## THE REQUEST
Your task is to extract every line from the material below exactly.

## DATASET SECTION
>> Start
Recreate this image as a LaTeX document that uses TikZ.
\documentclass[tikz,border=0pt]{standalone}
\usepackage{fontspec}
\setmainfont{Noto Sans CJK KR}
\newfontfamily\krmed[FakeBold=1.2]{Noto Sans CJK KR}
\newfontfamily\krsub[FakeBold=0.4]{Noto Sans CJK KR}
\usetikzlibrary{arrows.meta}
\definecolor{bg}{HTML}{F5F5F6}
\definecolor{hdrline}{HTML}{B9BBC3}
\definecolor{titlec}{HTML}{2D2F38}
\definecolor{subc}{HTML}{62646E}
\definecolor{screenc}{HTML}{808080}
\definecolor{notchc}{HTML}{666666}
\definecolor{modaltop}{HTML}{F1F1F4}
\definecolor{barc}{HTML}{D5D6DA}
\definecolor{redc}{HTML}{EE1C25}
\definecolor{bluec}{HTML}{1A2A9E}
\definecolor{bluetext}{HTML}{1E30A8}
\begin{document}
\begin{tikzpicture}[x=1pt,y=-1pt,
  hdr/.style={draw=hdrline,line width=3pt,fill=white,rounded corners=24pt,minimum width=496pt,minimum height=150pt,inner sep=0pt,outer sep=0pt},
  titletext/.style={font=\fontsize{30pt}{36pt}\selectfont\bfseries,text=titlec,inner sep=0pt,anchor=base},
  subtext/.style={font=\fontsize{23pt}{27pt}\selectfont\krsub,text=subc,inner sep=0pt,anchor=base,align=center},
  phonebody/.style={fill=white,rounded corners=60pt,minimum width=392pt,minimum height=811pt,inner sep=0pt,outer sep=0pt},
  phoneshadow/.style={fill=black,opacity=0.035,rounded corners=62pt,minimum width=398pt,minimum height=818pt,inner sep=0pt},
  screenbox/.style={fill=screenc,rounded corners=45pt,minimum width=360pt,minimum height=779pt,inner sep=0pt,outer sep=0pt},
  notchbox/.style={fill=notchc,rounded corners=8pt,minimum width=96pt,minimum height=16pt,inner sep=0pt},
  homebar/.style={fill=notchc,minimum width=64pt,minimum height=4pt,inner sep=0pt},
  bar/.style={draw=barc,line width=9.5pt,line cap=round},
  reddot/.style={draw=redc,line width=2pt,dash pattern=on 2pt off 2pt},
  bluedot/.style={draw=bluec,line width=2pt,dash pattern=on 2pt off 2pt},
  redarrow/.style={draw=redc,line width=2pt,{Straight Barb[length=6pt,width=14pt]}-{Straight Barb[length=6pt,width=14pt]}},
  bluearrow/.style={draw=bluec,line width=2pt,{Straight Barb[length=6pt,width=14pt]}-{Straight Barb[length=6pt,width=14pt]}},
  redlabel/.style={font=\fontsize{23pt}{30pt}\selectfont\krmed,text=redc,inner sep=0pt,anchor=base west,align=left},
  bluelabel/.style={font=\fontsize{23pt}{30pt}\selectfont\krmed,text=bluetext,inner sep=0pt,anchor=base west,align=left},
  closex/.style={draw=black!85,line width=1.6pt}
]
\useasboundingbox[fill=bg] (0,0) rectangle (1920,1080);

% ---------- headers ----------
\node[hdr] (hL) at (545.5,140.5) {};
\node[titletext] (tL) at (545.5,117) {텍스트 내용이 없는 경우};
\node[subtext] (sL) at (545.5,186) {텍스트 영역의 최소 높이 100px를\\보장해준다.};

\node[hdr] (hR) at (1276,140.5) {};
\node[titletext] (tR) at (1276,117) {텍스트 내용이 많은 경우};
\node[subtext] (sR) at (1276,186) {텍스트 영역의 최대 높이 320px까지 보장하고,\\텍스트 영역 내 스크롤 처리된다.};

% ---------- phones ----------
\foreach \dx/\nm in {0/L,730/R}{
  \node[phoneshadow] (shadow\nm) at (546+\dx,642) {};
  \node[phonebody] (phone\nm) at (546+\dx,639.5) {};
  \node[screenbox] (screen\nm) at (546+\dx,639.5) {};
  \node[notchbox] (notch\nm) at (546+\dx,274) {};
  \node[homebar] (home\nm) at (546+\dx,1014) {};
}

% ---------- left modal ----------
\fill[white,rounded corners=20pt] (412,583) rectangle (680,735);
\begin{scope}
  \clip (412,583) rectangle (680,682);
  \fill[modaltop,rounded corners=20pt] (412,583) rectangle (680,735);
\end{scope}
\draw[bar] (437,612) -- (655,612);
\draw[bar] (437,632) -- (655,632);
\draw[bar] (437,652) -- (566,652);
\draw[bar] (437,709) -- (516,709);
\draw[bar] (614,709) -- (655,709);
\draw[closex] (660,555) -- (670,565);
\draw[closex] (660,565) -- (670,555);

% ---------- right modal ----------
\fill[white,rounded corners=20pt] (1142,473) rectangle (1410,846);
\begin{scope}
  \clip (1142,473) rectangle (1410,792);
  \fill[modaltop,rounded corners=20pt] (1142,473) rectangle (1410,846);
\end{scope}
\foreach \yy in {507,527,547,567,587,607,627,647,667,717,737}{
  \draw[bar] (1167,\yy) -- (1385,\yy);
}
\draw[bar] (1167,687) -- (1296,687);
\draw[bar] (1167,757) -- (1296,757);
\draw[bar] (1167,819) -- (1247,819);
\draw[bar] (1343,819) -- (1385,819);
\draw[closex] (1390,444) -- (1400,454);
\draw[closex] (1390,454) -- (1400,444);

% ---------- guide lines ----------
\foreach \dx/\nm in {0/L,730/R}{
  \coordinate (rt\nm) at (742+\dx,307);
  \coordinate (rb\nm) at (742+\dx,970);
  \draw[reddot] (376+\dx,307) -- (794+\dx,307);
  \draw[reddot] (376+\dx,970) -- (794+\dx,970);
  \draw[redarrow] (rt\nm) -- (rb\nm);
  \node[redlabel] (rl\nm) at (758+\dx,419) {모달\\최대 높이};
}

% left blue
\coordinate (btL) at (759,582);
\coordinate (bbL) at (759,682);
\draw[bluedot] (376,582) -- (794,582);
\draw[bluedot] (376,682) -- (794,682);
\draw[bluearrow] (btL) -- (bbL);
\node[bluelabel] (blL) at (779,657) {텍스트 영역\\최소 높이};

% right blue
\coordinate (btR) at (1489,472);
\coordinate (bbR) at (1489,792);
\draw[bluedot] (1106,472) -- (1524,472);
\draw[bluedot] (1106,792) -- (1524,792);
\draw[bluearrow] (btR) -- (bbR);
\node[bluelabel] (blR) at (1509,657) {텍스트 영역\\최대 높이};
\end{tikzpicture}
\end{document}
>> End
## WORKED ANSWER
Recreate this image as a LaTeX document that uses TikZ.
\documentclass[tikz,border=0pt]{standalone}
\usepackage{fontspec}
\setmainfont{Noto Sans CJK KR}
\newfontfamily\krmed[FakeBold=1.2]{Noto Sans CJK KR}
\newfontfamily\krsub[FakeBold=0.4]{Noto Sans CJK KR}
\usetikzlibrary{arrows.meta}
\definecolor{bg}{HTML}{F5F5F6}
\definecolor{hdrline}{HTML}{B9BBC3}
\definecolor{titlec}{HTML}{2D2F38}
\definecolor{subc}{HTML}{62646E}
\definecolor{screenc}{HTML}{808080}
\definecolor{notchc}{HTML}{666666}
\definecolor{modaltop}{HTML}{F1F1F4}
\definecolor{barc}{HTML}{D5D6DA}
\definecolor{redc}{HTML}{EE1C25}
\definecolor{bluec}{HTML}{1A2A9E}
\definecolor{bluetext}{HTML}{1E30A8}
\begin{document}
\begin{tikzpicture}[x=1pt,y=-1pt,
  hdr/.style={draw=hdrline,line width=3pt,fill=white,rounded corners=24pt,minimum width=496pt,minimum height=150pt,inner sep=0pt,outer sep=0pt},
  titletext/.style={font=\fontsize{30pt}{36pt}\selectfont\bfseries,text=titlec,inner sep=0pt,anchor=base},
  subtext/.style={font=\fontsize{23pt}{27pt}\selectfont\krsub,text=subc,inner sep=0pt,anchor=base,align=center},
  phonebody/.style={fill=white,rounded corners=60pt,minimum width=392pt,minimum height=811pt,inner sep=0pt,outer sep=0pt},
  phoneshadow/.style={fill=black,opacity=0.035,rounded corners=62pt,minimum width=398pt,minimum height=818pt,inner sep=0pt},
  screenbox/.style={fill=screenc,rounded corners=45pt,minimum width=360pt,minimum height=779pt,inner sep=0pt,outer sep=0pt},
  notchbox/.style={fill=notchc,rounded corners=8pt,minimum width=96pt,minimum height=16pt,inner sep=0pt},
  homebar/.style={fill=notchc,minimum width=64pt,minimum height=4pt,inner sep=0pt},
  bar/.style={draw=barc,line width=9.5pt,line cap=round},
  reddot/.style={draw=redc,line width=2pt,dash pattern=on 2pt off 2pt},
  bluedot/.style={draw=bluec,line width=2pt,dash pattern=on 2pt off 2pt},
  redarrow/.style={draw=redc,line width=2pt,{Straight Barb[length=6pt,width=14pt]}-{Straight Barb[length=6pt,width=14pt]}},
  bluearrow/.style={draw=bluec,line width=2pt,{Straight Barb[length=6pt,width=14pt]}-{Straight Barb[length=6pt,width=14pt]}},
  redlabel/.style={font=\fontsize{23pt}{30pt}\selectfont\krmed,text=redc,inner sep=0pt,anchor=base west,align=left},
  bluelabel/.style={font=\fontsize{23pt}{30pt}\selectfont\krmed,text=bluetext,inner sep=0pt,anchor=base west,align=left},
  closex/.style={draw=black!85,line width=1.6pt}
]
\useasboundingbox[fill=bg] (0,0) rectangle (1920,1080);

% ---------- headers ----------
\node[hdr] (hL) at (545.5,140.5) {};
\node[titletext] (tL) at (545.5,117) {텍스트 내용이 없는 경우};
\node[subtext] (sL) at (545.5,186) {텍스트 영역의 최소 높이 100px를\\보장해준다.};

\node[hdr] (hR) at (1276,140.5) {};
\node[titletext] (tR) at (1276,117) {텍스트 내용이 많은 경우};
\node[subtext] (sR) at (1276,186) {텍스트 영역의 최대 높이 320px까지 보장하고,\\텍스트 영역 내 스크롤 처리된다.};

% ---------- phones ----------
\foreach \dx/\nm in {0/L,730/R}{
  \node[phoneshadow] (shadow\nm) at (546+\dx,642) {};
  \node[phonebody] (phone\nm) at (546+\dx,639.5) {};
  \node[screenbox] (screen\nm) at (546+\dx,639.5) {};
  \node[notchbox] (notch\nm) at (546+\dx,274) {};
  \node[homebar] (home\nm) at (546+\dx,1014) {};
}

% ---------- left modal ----------
\fill[white,rounded corners=20pt] (412,583) rectangle (680,735);
\begin{scope}
  \clip (412,583) rectangle (680,682);
  \fill[modaltop,rounded corners=20pt] (412,583) rectangle (680,735);
\end{scope}
\draw[bar] (437,612) -- (655,612);
\draw[bar] (437,632) -- (655,632);
\draw[bar] (437,652) -- (566,652);
\draw[bar] (437,709) -- (516,709);
\draw[bar] (614,709) -- (655,709);
\draw[closex] (660,555) -- (670,565);
\draw[closex] (660,565) -- (670,555);

% ---------- right modal ----------
\fill[white,rounded corners=20pt] (1142,473) rectangle (1410,846);
\begin{scope}
  \clip (1142,473) rectangle (1410,792);
  \fill[modaltop,rounded corners=20pt] (1142,473) rectangle (1410,846);
\end{scope}
\foreach \yy in {507,527,547,567,587,607,627,647,667,717,737}{
  \draw[bar] (1167,\yy) -- (1385,\yy);
}
\draw[bar] (1167,687) -- (1296,687);
\draw[bar] (1167,757) -- (1296,757);
\draw[bar] (1167,819) -- (1247,819);
\draw[bar] (1343,819) -- (1385,819);
\draw[closex] (1390,444) -- (1400,454);
\draw[closex] (1390,454) -- (1400,444);

% ---------- guide lines ----------
\foreach \dx/\nm in {0/L,730/R}{
  \coordinate (rt\nm) at (742+\dx,307);
  \coordinate (rb\nm) at (742+\dx,970);
  \draw[reddot] (376+\dx,307) -- (794+\dx,307);
  \draw[reddot] (376+\dx,970) -- (794+\dx,970);
  \draw[redarrow] (rt\nm) -- (rb\nm);
  \node[redlabel] (rl\nm) at (758+\dx,419) {모달\\최대 높이};
}

% left blue
\coordinate (btL) at (759,582);
\coordinate (bbL) at (759,682);
\draw[bluedot] (376,582) -- (794,582);
\draw[bluedot] (376,682) -- (794,682);
\draw[bluearrow] (btL) -- (bbL);
\node[bluelabel] (blL) at (779,657) {텍스트 영역\\최소 높이};

% right blue
\coordinate (btR) at (1489,472);
\coordinate (bbR) at (1489,792);
\draw[bluedot] (1106,472) -- (1524,472);
\draw[bluedot] (1106,792) -- (1524,792);
\draw[bluearrow] (btR) -- (bbR);
\node[bluelabel] (blR) at (1509,657) {텍스트 영역\\최대 높이};
\end{tikzpicture}
\end{document}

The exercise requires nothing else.